Kamis,  20 November 2025

Buruh Geruduk 24 November, Tolak Kenaikan UM 2026 Rp90 Ribu

M. RA
 Buruh Geruduk 24 November, Tolak Kenaikan UM 2026 Rp90 Ribu
Dok. Demo buruh menuntut kenaikan Upah Minimum.

RN – Rencana aksi akbar buruh yang semula dijadwalkan pada Sabtu (22/11) mendadak diubah menjadi Senin (24/11). Alasannya sederhana namun kritis: tanggal 22 adalah hari libur, yang berarti Istana dan DPR RI kosong, sehingga aksi dinilai tidak akan memberi tekanan politik yang maksimal. Keputusan itu disampaikan Presiden KSPI sekaligus Presiden Partai Buruh, Said Iqbal.

Pada aksi yang akan mengguncang kota-kota industri seluruh Indonesia, buruh menyatakan penolakan keras terhadap kenaikan Upah Minimum 2026 versi pemerintah yang diperkirakan hanya naik sekitar Rp90 ribu per bulan.

Kenaikan yang dinilai sekadar angka kosmetik itu berasal dari perhitungan inflasi 2,65 persen dan pertumbuhan ekonomi 5,12 persen dalam periode Oktober 2024–September 2025, sehingga menghasilkan kenaikan UM sebesar 3,75 persen sesuai rumus putusan MK No. 168/2024.

BERITA TERKAIT :
Reformasi Pajak, Buruh Minta Hapus Gaji Dan THR Harus PTKP

“Rata-rata upah buruh hanya sekitar Rp3 juta per bulan. Kenaikan Rp90 ribu itu tidak masuk akal, tidak cukup untuk menutup kenaikan harga kebutuhan dasar,” ujar Iqbal, dalam keterangannya, Kamis (20/11).
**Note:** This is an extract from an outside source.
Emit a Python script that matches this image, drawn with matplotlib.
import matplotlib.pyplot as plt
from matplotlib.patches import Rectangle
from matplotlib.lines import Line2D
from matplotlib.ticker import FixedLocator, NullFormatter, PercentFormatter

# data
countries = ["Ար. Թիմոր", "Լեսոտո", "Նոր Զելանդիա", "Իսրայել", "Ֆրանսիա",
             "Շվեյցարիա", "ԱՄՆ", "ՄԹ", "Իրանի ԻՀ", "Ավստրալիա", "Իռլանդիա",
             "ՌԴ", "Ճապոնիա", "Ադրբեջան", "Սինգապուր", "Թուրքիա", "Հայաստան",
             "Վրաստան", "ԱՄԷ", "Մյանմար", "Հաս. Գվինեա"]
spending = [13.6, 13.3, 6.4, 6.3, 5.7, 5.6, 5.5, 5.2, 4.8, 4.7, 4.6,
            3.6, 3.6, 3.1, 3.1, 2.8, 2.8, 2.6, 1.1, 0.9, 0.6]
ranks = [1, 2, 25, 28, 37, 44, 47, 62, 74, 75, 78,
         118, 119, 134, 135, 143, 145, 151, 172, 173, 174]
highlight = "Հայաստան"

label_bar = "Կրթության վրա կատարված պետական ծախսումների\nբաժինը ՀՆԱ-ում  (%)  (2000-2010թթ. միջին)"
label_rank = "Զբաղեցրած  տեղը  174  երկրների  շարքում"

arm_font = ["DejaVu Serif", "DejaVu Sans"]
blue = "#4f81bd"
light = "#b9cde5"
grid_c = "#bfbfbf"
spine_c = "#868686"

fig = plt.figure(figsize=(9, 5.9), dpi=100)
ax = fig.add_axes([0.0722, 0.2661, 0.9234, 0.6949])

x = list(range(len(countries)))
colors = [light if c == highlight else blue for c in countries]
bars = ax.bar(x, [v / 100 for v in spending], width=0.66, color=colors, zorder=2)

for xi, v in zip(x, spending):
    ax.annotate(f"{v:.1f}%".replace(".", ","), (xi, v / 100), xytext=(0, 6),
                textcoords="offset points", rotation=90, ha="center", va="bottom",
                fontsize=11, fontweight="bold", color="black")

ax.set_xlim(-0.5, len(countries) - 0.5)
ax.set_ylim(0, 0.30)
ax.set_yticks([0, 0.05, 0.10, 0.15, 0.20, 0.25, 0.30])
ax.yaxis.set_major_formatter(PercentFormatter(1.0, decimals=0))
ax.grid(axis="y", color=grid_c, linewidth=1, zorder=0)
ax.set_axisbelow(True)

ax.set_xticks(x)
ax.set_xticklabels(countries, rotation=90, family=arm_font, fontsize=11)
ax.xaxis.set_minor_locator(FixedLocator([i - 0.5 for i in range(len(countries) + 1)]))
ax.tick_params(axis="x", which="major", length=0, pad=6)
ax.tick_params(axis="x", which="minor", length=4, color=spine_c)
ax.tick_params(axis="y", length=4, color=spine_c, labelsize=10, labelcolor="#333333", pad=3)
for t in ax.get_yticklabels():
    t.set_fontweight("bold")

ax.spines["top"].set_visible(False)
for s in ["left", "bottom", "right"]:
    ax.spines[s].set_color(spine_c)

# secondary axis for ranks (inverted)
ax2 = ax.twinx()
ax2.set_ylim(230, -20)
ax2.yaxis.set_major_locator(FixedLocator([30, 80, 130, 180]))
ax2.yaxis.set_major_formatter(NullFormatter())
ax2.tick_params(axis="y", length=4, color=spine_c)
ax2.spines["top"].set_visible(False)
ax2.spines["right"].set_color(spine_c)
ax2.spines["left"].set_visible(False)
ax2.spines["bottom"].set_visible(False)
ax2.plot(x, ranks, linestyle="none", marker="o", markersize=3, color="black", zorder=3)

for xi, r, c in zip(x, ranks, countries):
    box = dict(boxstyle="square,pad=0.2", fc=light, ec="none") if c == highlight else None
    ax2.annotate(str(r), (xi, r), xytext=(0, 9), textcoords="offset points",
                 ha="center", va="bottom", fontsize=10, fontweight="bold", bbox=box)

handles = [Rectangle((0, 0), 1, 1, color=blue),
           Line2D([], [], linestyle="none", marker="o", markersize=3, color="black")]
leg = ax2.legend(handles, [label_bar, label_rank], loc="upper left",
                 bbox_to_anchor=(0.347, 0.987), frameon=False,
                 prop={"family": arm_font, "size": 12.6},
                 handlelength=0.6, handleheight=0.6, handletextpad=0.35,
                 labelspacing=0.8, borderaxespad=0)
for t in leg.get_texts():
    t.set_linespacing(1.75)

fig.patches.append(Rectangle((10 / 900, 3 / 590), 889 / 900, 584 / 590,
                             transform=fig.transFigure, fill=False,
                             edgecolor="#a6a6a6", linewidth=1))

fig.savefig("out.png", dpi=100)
Ia mengungkapkan ada tiga opsi yang akan diperjuangkan buruh dalam negosiasi, pertama, tuntutan utama: kenaikan 8,5–10,5 persen; opsi kompromi: 7,77 persen, hasil inflasi ditambah indeks tertentu dikali pertumbuhan ekonomi; dan opsi minimal: 6,5 persen, mengikuti kebijakan kenaikan tahun lalu yang ditetapkan Presiden Prabowo, karena kondisi inflasi dan pertumbuhan ekonomi tahun ini hampir identik.

Menurut Iqbal, langkah turun ke jalan bukan tindakan emosional, melainkan respons logis terhadap kebijakan pemerintah yang dianggap mengabaikan martabat kelas pekerja dan tunduk pada tekanan oligarki usaha. Kenaikan minim dianggap berpotensi menggerus daya beli buruh secara nasional.
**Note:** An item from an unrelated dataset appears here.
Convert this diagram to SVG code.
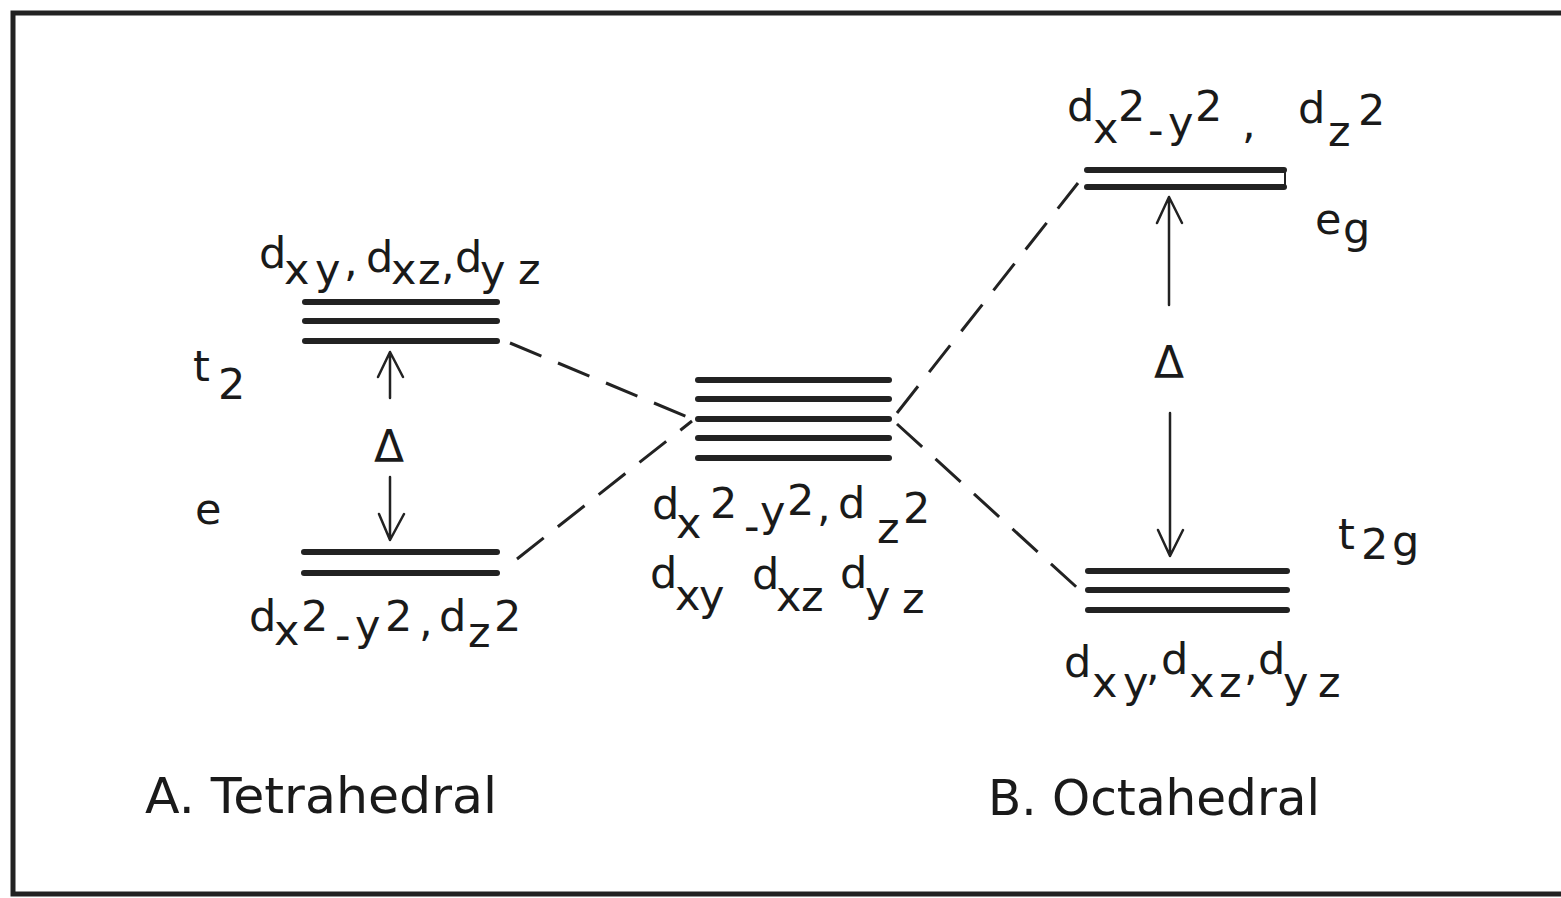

Aksi 24 November akan berlangsung serentak di seluruh pusat industri Indonesia. Di Jakarta, massa diperkirakan mencapai 15 ribu buruh, dengan titik aksi di Istana Negara atau DPR RI, tergantung kondisi lapangan. Aksi besar juga akan menggema di Bandung (Gedung Sate), Serang, Semarang, Surabaya (diprediksi tembus 10 ribu peserta), Batam, Banjarmasin, Samarinda, Medan, Aceh, Bengkulu, Pekanbaru, Makassar, Morowali, Manado, Konawe, Ternate, Ambon, Mimika, Merauke, Kupang, dan Lombok, serta puluhan kota industri lainnya.

Iqbal menegaskan aksi kolosal ini menjadi peringatan keras untuk pemerintah, agar jangan gegabah dalam formulasi upah, jangan mengorbankan kesejahteraan buruh demi kepentingan pengusaha besar.

Bahkan, ia memberi sinyal tegas, “Jika kebijakan yang keluar tidak adil bagi buruh, gelombang aksi nasional kedua akan digulirkan. Ini bukan hanya protes, tetapi sikap politik kelas pekerja.”